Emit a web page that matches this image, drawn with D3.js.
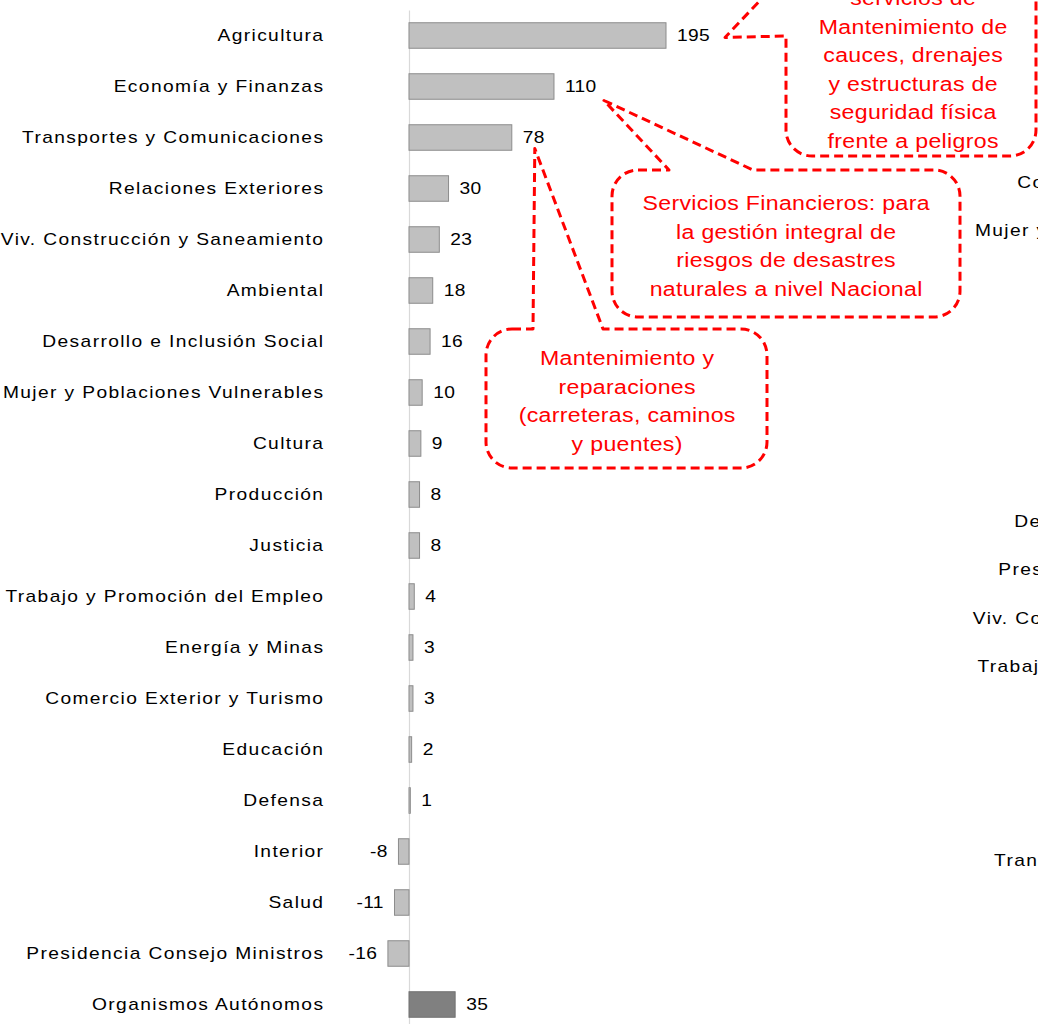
<!DOCTYPE html>
<html><head><meta charset="utf-8">
<script src="https://cdn.jsdelivr.net/npm/d3@7"></script>
<style>
html,body{margin:0;padding:0;background:#fff;overflow:hidden}
svg{display:block}
</style></head><body>
<svg id="c" width="1038" height="1024"></svg>
<script>
// ---- data ----
const categories = [
  "Agricultura","Economía y Finanzas","Transportes y Comunicaciones","Relaciones Exteriores",
  "Viv. Construcción y Saneamiento","Ambiental","Desarrollo e Inclusión Social",
  "Mujer y Poblaciones Vulnerables","Cultura","Producción","Justicia",
  "Trabajo y Promoción del Empleo","Energía y Minas","Comercio Exterior y Turismo",
  "Educación","Defensa","Interior","Salud","Presidencia Consejo Ministros","Organismos Autónomos"
];
const values = [195,110,78,30,23,18,16,10,9,8,8,4,3,3,2,1,-8,-11,-16,35];
const highlighted = ["Organismos Autónomos"];

// labels of the neighbouring (cut-off) chart on the right
const rightLabels = ["Comercio Exterior y Turismo","Mujer y Poblaciones Vulnerables",
  "Desarrollo e Inclusión Social","Presidencia Consejo Ministros",
  "Viv. Construcción y Saneamiento","Trabajo y Promoción del Empleo","Transportes y Comunicaciones"];
const rightRows = [3,4,10,11,12,13,17];

const callouts = [
  {target:"Agricultura", lines:["servicios de","Mantenimiento de","cauces, drenajes","y estructuras de","seguridad física","frente a peligros"]},
  {target:"Economía y Finanzas", lines:["Servicios Financieros: para","la gestión integral de","riesgos de desastres","naturales a nivel Nacional"]},
  {target:"Transportes y Comunicaciones", lines:["Mantenimiento y","reparaciones","(carreteras, caminos","y puentes)"]}
];

// ---- chart ----
const FONT = "'Liberation Sans', Arial, sans-serif";
const SX = 1.2, LS = 1.15, FS = 16, VFS = 16, VLS = 0.3;
const svg = d3.select("#c");
const data = categories.map((c,i)=>({cat:c, val:values[i]}));

const x = d3.scaleLinear().domain([0,195]).range([409,666]);
const y = d3.scaleBand().domain(categories).range([10,1030]).paddingInner(0.5).paddingOuter(0.25);

const axis = svg.append("g").attr("transform",`translate(${x(0)},0)`)
  .call(d3.axisLeft(y).tickSize(0).tickFormat(""));
axis.select(".domain").attr("stroke","#d9d9d9").attr("stroke-width",1.2);

// stretched text helper
function stretchedText(sel, fx, fy, anchor, size, ls){
  sel.attr("transform",(d,i)=>{
      const a = typeof anchor==="function"?anchor(d):anchor;
      const px = fx(d,i) + (a==="end"? ls*SX : 0);
      return `translate(${px},${fy(d,i)}) scale(${SX},1)`;})
    .attr("x",0).attr("y",0).attr("dy","0.36em")
    .attr("text-anchor",anchor)
    .attr("font-family",FONT).attr("font-size",size).attr("letter-spacing",ls).attr("fill","#000");
}

// category labels
svg.append("g").selectAll("text").data(data).join("text")
  .call(stretchedText, ()=>323, d=>y(d.cat)+y.bandwidth()/2, "end", FS, LS)
  .text(d=>d.cat);

// bars
svg.append("g").selectAll("rect").data(data).join("rect")
  .attr("x",d=>x(Math.min(0,d.val)))
  .attr("y",d=>y(d.cat))
  .attr("width",d=>Math.abs(x(d.val)-x(0)))
  .attr("height",y.bandwidth())
  .attr("fill",d=>highlighted.includes(d.cat)?"#808080":"#c0c0c0")
  .attr("stroke",d=>highlighted.includes(d.cat)?"#707070":"#8c8c8c")
  .attr("stroke-width",1);

// value labels
svg.append("g").selectAll("text").data(data).join("text")
  .call(stretchedText, d=>d.val>=0 ? x(d.val)+11 : x(d.val)-11,
        d=>y(d.cat)+y.bandwidth()/2, d=>d.val>=0?"start":"end", VFS, VLS)
  .text(d=>d.val);

// right neighbour chart labels (right-aligned, mostly outside the view)
const y2 = d3.scalePoint().domain(d3.range(20)).range([37,37+48.4*19]);
svg.append("g").selectAll("text").data(rightLabels).join("text")
  .call(stretchedText, ()=>1295, (d,i)=>y2(rightRows[i]), "end", FS, LS)
  .text(d=>d);

// ---- callouts ----
const yc = c => y(c)+y.bandwidth()/2;
function topPointerPath(b, tip, a1, a2){
  const r=b.r;
  return `M${b.x0+r},${b.y0} L${a1},${b.y0} L${tip[0]},${tip[1]} L${a2},${b.y0} L${b.x1-r},${b.y0}
   A${r},${r} 0 0 1 ${b.x1},${b.y0+r} L${b.x1},${b.y1-r} A${r},${r} 0 0 1 ${b.x1-r},${b.y1}
   L${b.x0+r},${b.y1} A${r},${r} 0 0 1 ${b.x0},${b.y1-r} L${b.x0},${b.y0+r} A${r},${r} 0 0 1 ${b.x0+r},${b.y0} Z`;
}
function leftPointerPath(b, tip, a1, a2){
  const r=b.r;
  return `M${b.x0+r},${b.y0} L${b.x1-r},${b.y0} A${r},${r} 0 0 1 ${b.x1},${b.y0+r}
   L${b.x1},${b.y1-r} A${r},${r} 0 0 1 ${b.x1-r},${b.y1} L${b.x0+r},${b.y1}
   A${r},${r} 0 0 1 ${b.x0},${b.y1-r} L${b.x0},${a2} L${tip[0]},${tip[1]} L${b.x0},${a1}
   L${b.x0},${b.y0+r} A${r},${r} 0 0 1 ${b.x0+r},${b.y0} Z`;
}
const CSX = 1.1, CLS = 0.3;
const cg = svg.append("g");
const specs = [
  {box:{x0:786,x1:1036,y0:-80,y1:156,r:26}, tip:[x(195)+59, yc(categories[0])+2], kind:"left", a1:-27, a2:36, base:5, cx:913},
  {box:{x0:612,x1:960,y0:170,y1:317,r:26}, tip:[x(110)+50, yc(categories[1])+14], kind:"top", a1:669, a2:753, base:210, cx:786},
  {box:{x0:486,x1:767,y0:329,y1:468,r:26}, tip:[x(78)+23, yc(categories[2])+11], kind:"top", a1:533, a2:603, base:365, cx:627}
];
specs.forEach((s,i)=>{
  const p = s.kind==="top" ? topPointerPath(s.box,s.tip,s.a1,s.a2) : leftPointerPath(s.box,s.tip,s.a1,s.a2);
  cg.append("path").attr("d",p).attr("fill","#fff").attr("stroke","#ff0000")
    .attr("stroke-width",3).attr("stroke-dasharray","9,5").attr("stroke-linejoin","round");
  cg.append("g").selectAll("text").data(callouts[i].lines).join("text")
    .attr("transform",(d,j)=>`translate(${s.cx + CLS*CSX/2},${s.base+j*28.5}) scale(${CSX},1)`)
    .attr("text-anchor","middle").attr("font-family",FONT).attr("font-size",21)
    .attr("letter-spacing",CLS).attr("fill","#ff0000").text(d=>d);
});
</script>
</body></html>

◆ Exercise description
Give again, exactly, the lines from the start of the data through the one holding "const rightRows = [3,4,10,11,12,13,17];"; omit the pictures.

◆ Solution for this exercise
Emit a web page that matches this image, drawn with D3.js.
<!DOCTYPE html>
<html><head><meta charset="utf-8">
<script src="https://cdn.jsdelivr.net/npm/d3@7"></script>
<style>
html,body{margin:0;padding:0;background:#fff;overflow:hidden}
svg{display:block}
</style></head><body>
<svg id="c" width="1038" height="1024"></svg>
<script>
// ---- data ----
const categories = [
  "Agricultura","Economía y Finanzas","Transportes y Comunicaciones","Relaciones Exteriores",
  "Viv. Construcción y Saneamiento","Ambiental","Desarrollo e Inclusión Social",
  "Mujer y Poblaciones Vulnerables","Cultura","Producción","Justicia",
  "Trabajo y Promoción del Empleo","Energía y Minas","Comercio Exterior y Turismo",
  "Educación","Defensa","Interior","Salud","Presidencia Consejo Ministros","Organismos Autónomos"
];
const values = [195,110,78,30,23,18,16,10,9,8,8,4,3,3,2,1,-8,-11,-16,35];
const highlighted = ["Organismos Autónomos"];

// labels of the neighbouring (cut-off) chart on the right
const rightLabels = ["Comercio Exterior y Turismo","Mujer y Poblaciones Vulnerables",
  "Desarrollo e Inclusión Social","Presidencia Consejo Ministros",
  "Viv. Construcción y Saneamiento","Trabajo y Promoción del Empleo","Transportes y Comunicaciones"];
const rightRows = [3,4,10,11,12,13,17];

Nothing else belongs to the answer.